No space for MySpace in Murdoch’s old media world

(Originally published on the ABC news site, The Drum 08/07/11)

MySpace’s diminished return.

By Aaron Flanagan

This week, Rupert Murdoch’s News Corporation sold the original social media phenomenon, MySpace, for less than 7 per cent of what they bought it for in 2005.

It represents not only a spectacular failure by News Corp to manage new media business, but also is an indication of establishment media’s unwillingness to engage with anything outside their pre-internet comfort zone.

Under News Corp, MySpace’s subscribers fell from a peak of 300 million and a valuation of $US12 billion to 91 million and a valuation of $US35 million.

Internet sage Clay Shirky characterises the reluctance of media companies in adapting to the shift suddenly forced on them by the rapid growth in popularity of the internet as them having to deal with ‘an unthinkable reality’.

News Corp, blinkered as such, was reluctant to embrace the innovation necessary because their corporate agenda was still coming to terms with the unwelcome suddenness of the internet appearing like stink at a linen table-clothed soiree.

Success in the digital age defies established business profitability logic.
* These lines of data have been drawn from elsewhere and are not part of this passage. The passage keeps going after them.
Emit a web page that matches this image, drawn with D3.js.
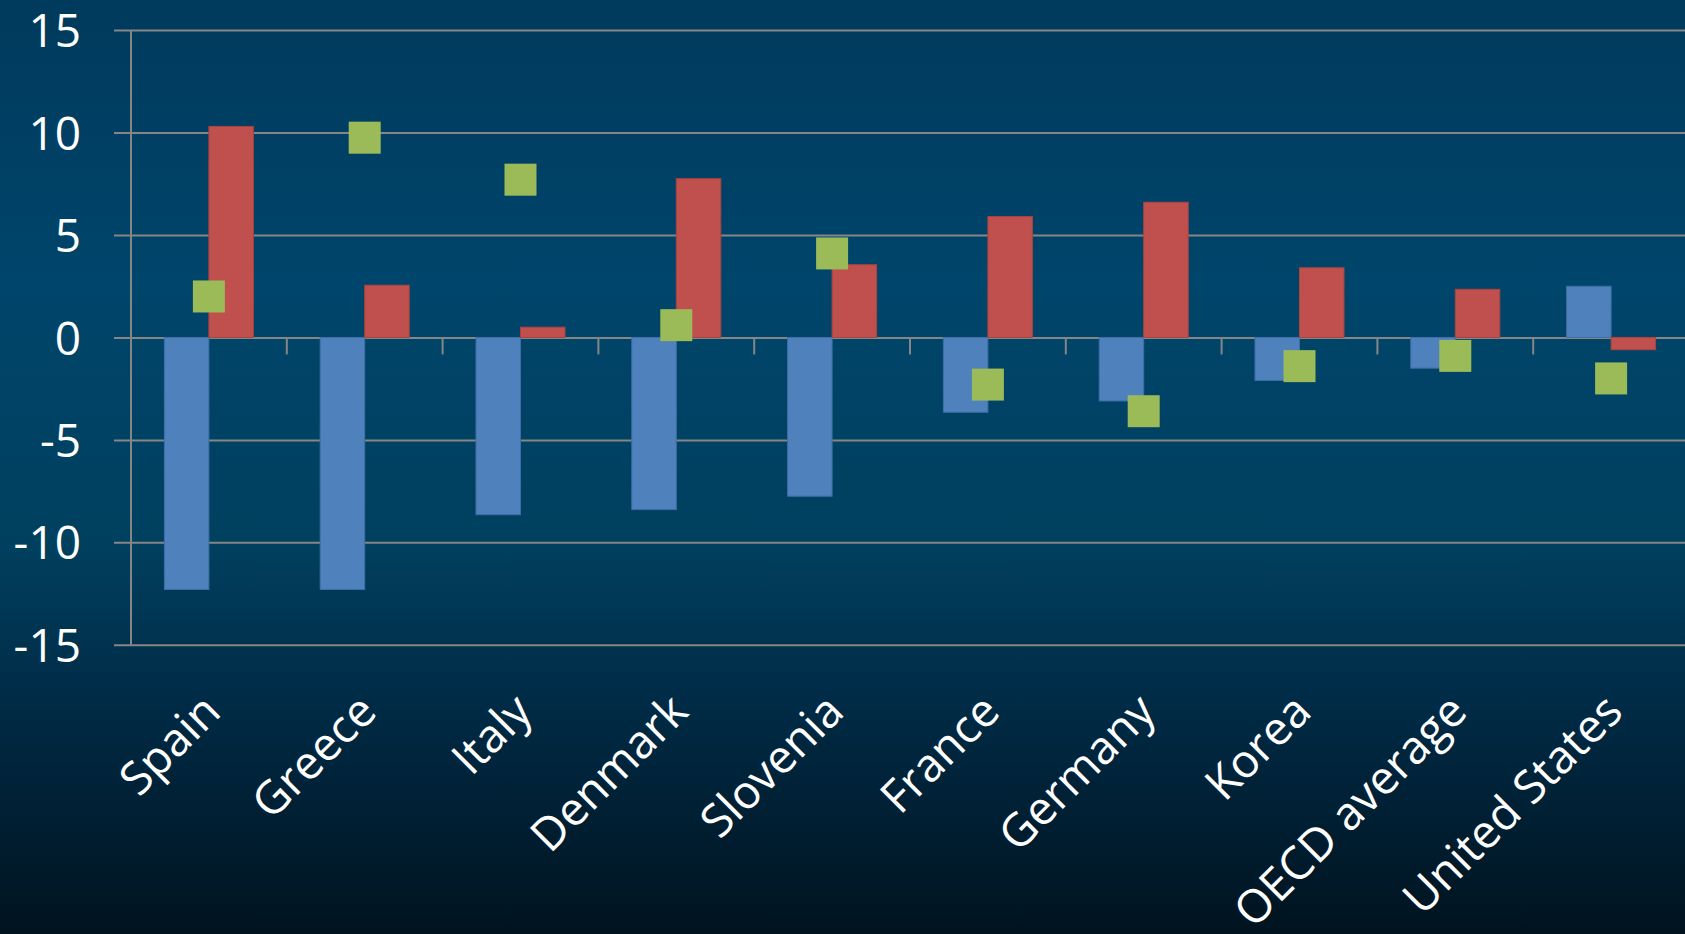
<!DOCTYPE html>
<html>
<head>
<meta charset="utf-8">
<script src="https://cdn.jsdelivr.net/npm/d3@7"></script>
<style>
  html, body { margin: 0; padding: 0; overflow: hidden; background: #002a44; }
  svg { display: block; }
  text { font-family: "Open Sans", "Noto Sans", sans-serif; fill: #ffffff; }
</style>
</head>
<body>
<svg id="chart" width="1685" height="934"></svg>
<script>
const categories = ["Spain", "Greece", "Italy", "Denmark", "Slovenia", "France", "Germany", "Korea", "OECD average", "United States"];
const blueValues  = [-12.3, -12.3, -8.65, -8.4, -7.75, -3.65, -3.1, -2.1, -1.5, 2.5];
const redValues   = [10.3, 2.55, 0.5, 7.75, 3.55, 5.9, 6.6, 3.4, 2.35, -0.6];
const greenValues = [2.0, 9.75, 7.7, 0.6, 4.1, -2.3, -3.6, -1.4, -0.9, -2.0];
const yTicks = [-15, -10, -5, 0, 5, 10, 15];

const W = 1685, H = 934;
const svg = d3.select("#chart");

// background gradient
const defs = svg.append("defs");
const grad = defs.append("linearGradient").attr("id", "bg").attr("x1", 0).attr("y1", 0).attr("x2", 0).attr("y2", 1);
[["0%", "#003a5c"], ["30%", "#00456b"], ["58%", "#00405f"], ["75%", "#002b46"], ["100%", "#00131f"]]
  .forEach(([o, c]) => grad.append("stop").attr("offset", o).attr("stop-color", c));
svg.append("rect").attr("width", W).attr("height", H).attr("fill", "url(#bg)");

const x0 = 131, bandW = 155.8;
const x = d3.scaleBand().domain(categories).range([x0, x0 + bandW * categories.length]).paddingInner(0).paddingOuter(0);
const y = d3.scaleLinear().domain([-15, 15]).range([644.8, 30.1]);

const barW = x.bandwidth() / 3.5;
const gridColor = "#868686";

// gridlines with outward ticks
const yAxis = d3.axisLeft(y).tickValues(yTicks).tickSize(-(W - x0 + 10)).tickFormat(d => String(d)).tickPadding(0);
const gy = svg.append("g").attr("transform", `translate(${x0},0)`).call(yAxis);
gy.select(".domain").remove();
gy.selectAll(".tick line").attr("stroke", gridColor).attr("stroke-width", 2).attr("x1", -17);
gy.selectAll(".tick text").attr("x", -50).attr("dy", "0.36em")
  .style("font-size", "46px").style("text-anchor", "end").attr("fill", "#ffffff");

// y axis line
svg.append("line").attr("x1", x0).attr("x2", x0).attr("y1", y(15)).attr("y2", y(-15))
  .attr("stroke", gridColor).attr("stroke-width", 2);

// category tick marks at zero line
const boundaries = categories.slice(1).map(c => x(c));
svg.append("g").selectAll("line").data(boundaries).join("line")
  .attr("x1", d => d).attr("x2", d => d).attr("y1", y(0)).attr("y2", y(0) + 17)
  .attr("stroke", gridColor).attr("stroke-width", 2);

const cx = c => x(c) + x.bandwidth() / 2;

// blue bars
svg.append("g").selectAll("rect").data(categories).join("rect")
  .attr("x", c => cx(c) - barW)
  .attr("width", barW)
  .attr("y", (c, i) => y(Math.max(0, blueValues[i])))
  .attr("height", (c, i) => Math.abs(y(blueValues[i]) - y(0)))
  .attr("fill", "#4f81bd").attr("stroke", "#3f6ea6").attr("stroke-width", 1);

// red bars
svg.append("g").selectAll("rect").data(categories).join("rect")
  .attr("x", c => cx(c))
  .attr("width", barW)
  .attr("y", (c, i) => y(Math.max(0, redValues[i])))
  .attr("height", (c, i) => Math.abs(y(redValues[i]) - y(0)))
  .attr("fill", "#c0504d").attr("stroke", "#a9443f").attr("stroke-width", 1);

// green square markers
const ms = 32;
svg.append("g").selectAll("rect").data(categories).join("rect")
  .attr("x", c => cx(c) - ms / 2)
  .attr("y", (c, i) => y(greenValues[i]) - ms / 2)
  .attr("width", ms).attr("height", ms)
  .attr("fill", "#9bbb59");

// category labels rotated -45
svg.append("g").selectAll("text").data(categories).join("text")
  .attr("transform", c => `translate(${cx(c) + 14},${714}) rotate(-45)`)
  .style("text-anchor", "end")
  .style("font-size", "46px")
  .text(c => c);
</script>
</body>
</html>
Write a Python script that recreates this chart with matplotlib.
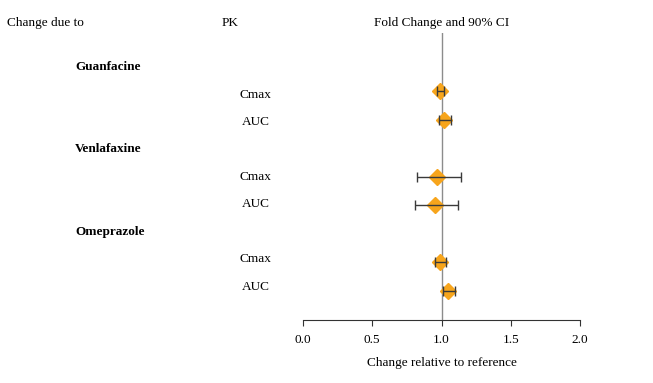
import matplotlib
matplotlib.use("Agg")
import matplotlib.pyplot as plt

drugs = ["Guanfacine", "Venlafaxine", "Omeprazole"]
pk_params = ["Cmax", "AUC"]
fold_change = [0.99, 1.02, 0.97, 0.95, 0.99, 1.05]
ci_low = [0.97, 0.985, 0.82, 0.81, 0.95, 1.01]
ci_high = [1.02, 1.065, 1.14, 1.12, 1.035, 1.095]
xticks = [0.0, 0.5, 1.0, 1.5, 2.0]
header_left = "Change due to"
header_pk = "PK"
header_plot = "Fold Change and 90% CI"
xlabel = "Change relative to reference"

W, H = 653, 383
fig = plt.figure(figsize=(W / 100, H / 100), dpi=100)
plt.rcParams["font.family"] = ["Liberation Serif", "DejaVu Serif"]
FS = 9.5

# axes region in pixels
x0, x1 = 303, 580
ytop, ybot = 33, 320
ax = fig.add_axes([x0 / W, 1 - ybot / H, (x1 - x0) / W, (ybot - ytop) / H])

# row layout: heading then parameter rows per drug
rows_pt = []
labels = []
r = 0
for d in drugs:
    labels.append((r, d, True))
    r += 1
    for p in pk_params:
        labels.append((r, p, False))
        rows_pt.append(r)
        r += 1

a, b = 62.4, 28.57
ax.set_ylim((ybot - a) / b, (ytop - a) / b)
ax.set_xlim(0, 2)

ax.axvline(1.0, color="#8c8c8c", lw=1.0, zorder=1)

ax.plot(fold_change, rows_pt, linestyle="none", marker="D", markersize=8,
        color="#F7A51C", markeredgecolor="#F7A51C", zorder=3)
xerr = [[f - l for f, l in zip(fold_change, ci_low)],
        [h - f for f, h in zip(fold_change, ci_high)]]
ax.errorbar(fold_change, rows_pt, xerr=xerr, fmt="none", ecolor="#3a3a3a",
            elinewidth=1.0, capsize=3.5, capthick=1.0, zorder=5)

for s in ["top", "right", "left"]:
    ax.spines[s].set_visible(False)
ax.spines["bottom"].set_color("#333333")
ax.set_yticks([])
ax.set_xticks(xticks)
ax.set_xticklabels([f"{t:.1f}" for t in xticks], fontsize=FS)
ax.tick_params(axis="x", length=4, color="#333333", pad=6)
ax.set_xlabel(xlabel, fontsize=FS, labelpad=8)

def fy(py):
    return 1 - py / H

fig.text(7 / W, fy(23), header_left, fontsize=FS, va="center", ha="left")
fig.text(222 / W, fy(23), header_pk, fontsize=FS, va="center", ha="left")
fig.text(442 / W, fy(23), header_plot, fontsize=FS, va="center", ha="center")

for i, txt, bold in labels:
    py = 67 + 27.5 * i
    if bold:
        fig.text(75 / W, fy(py), txt, fontsize=FS, fontweight="bold",
                 va="center", ha="left")
    else:
        fig.text(255.5 / W, fy(py), txt, fontsize=FS, va="center", ha="center")

fig.savefig("out.png", dpi=100)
Twitter, recently valued at $US7.7 billion, hasn’t yet found a way to fully monetise their popular social media offering due to nervousness about irritating the delicate relationship with the millions that regularly use it.

The internet’s popularity as an alternative to TV, magazines, movies and newspapers has cleaved a new media publishing philosophy that has split old media business habits in two and dragged the whole shebang, reluctantly, into a new light.

Creativity and alacrity of thought within the old media paradigm, says Shirky, “are herded into Innovation Departments, where they can be ignored en masse”.

A notion of a polarity in how digital content should be produced and distributed as a contemporary Australian issue was ignited by the 2009 MacTaggart speech, The absence of trust, made by News Corporation senior executive, James Murdoch, and a subsequent rebuttal by Mark Scott, managing director of the Australian Broadcasting Corporation during his lecture, The Fall of Rome: Media after Empire.

The future of media publishing according to Murdoch, and by proxy News Corp, rests with maintaining the profitability of existing media via the collusion of established media ventures to enable a user-pays subscription model.

This seems the over-riding concern for News Corp-style establishment media.

Well-known and respected brands must conform to a standard that sees their hard-earned pedigree translated to the digital medium without being tarnished by the threat of free and unregulated content no matter what.

MySpace died rapidly from 2005, eaten up by rival businesses free to explore digital opportunities that MySpace couldn’t pursue due to being lumbered with reluctance by News Corp to innovate beyond what already worked for them.

One wonders what News Corp thought it was doing when it coughed up more than $500 million to buy the most radical and unorthodox expressions of new media at the time, without considering innovative new directions in managing emergent digital business.

Innovation, such as the seemingly unmanageable and chaotic social networking buzz enshrined within Twitter and Facebook, has added a new dimension to the way the world communicates and helped define a whole new industry – Social Media – worth billions.

Shirky argues that all forms of media production have been indelibly affected by this mass, chaotic adoption of the internet as the inevitable future in how people will continue to communicate.

News Corp failed to consider the media dynamic being altered to this extent, where in just one of many departures from pre-digital orthodoxy, it is no longer a one-way flow of information – media platform to reader, but now one with a capacity for interactivity with a previously static and largely unresponsive audience.

These adjustments were not determined by the industry itself but rather forced on it by the unexpected glee people feel using digital technology. Suddenly people can’t get enough of it.

It is this perceived suddenness that took the reluctant establishment practitioners by surprise.

Establishment media haven’t taken kindly to two-way dialogue, as it’s difficult to corral interactivity into schemes that proved lucrative in the past.

MySpace encouraged interactive conversation and file sharing among subscribers, which won it unprecedented popularity. News Corp alienated their users by remaining static and unresponsive towards the pressing need to continue innovating. MySpace users grew bored and went elsewhere.

Shirky suggests the hesitation of establishment media to embrace the potential of new media is because of a reluctance to let go and take up with an unknown and, likely, less profitable digital media reality.

Significantly altering successful principles that are deeply entrenched and profitable is counter-intuitive to established business practice.

News Corp owns a full spectrum of successful media companies – cinema, print and television. Likely News Corp reckoned it could crowbar MySpace’s multi-million weekly hit metric into their media landscape and leverage this off their established media behemoth.

It didn’t work out. People, says Shirky, have an innate desire to socialise without the spectre of crass commercial exploitation. This is what sets social media apart.

It wouldn’t be at all surprising if the new management team of MySpace, including gen-Y wunderkind Justin Timberlake, free from heritage media constraints, make a better fist of it.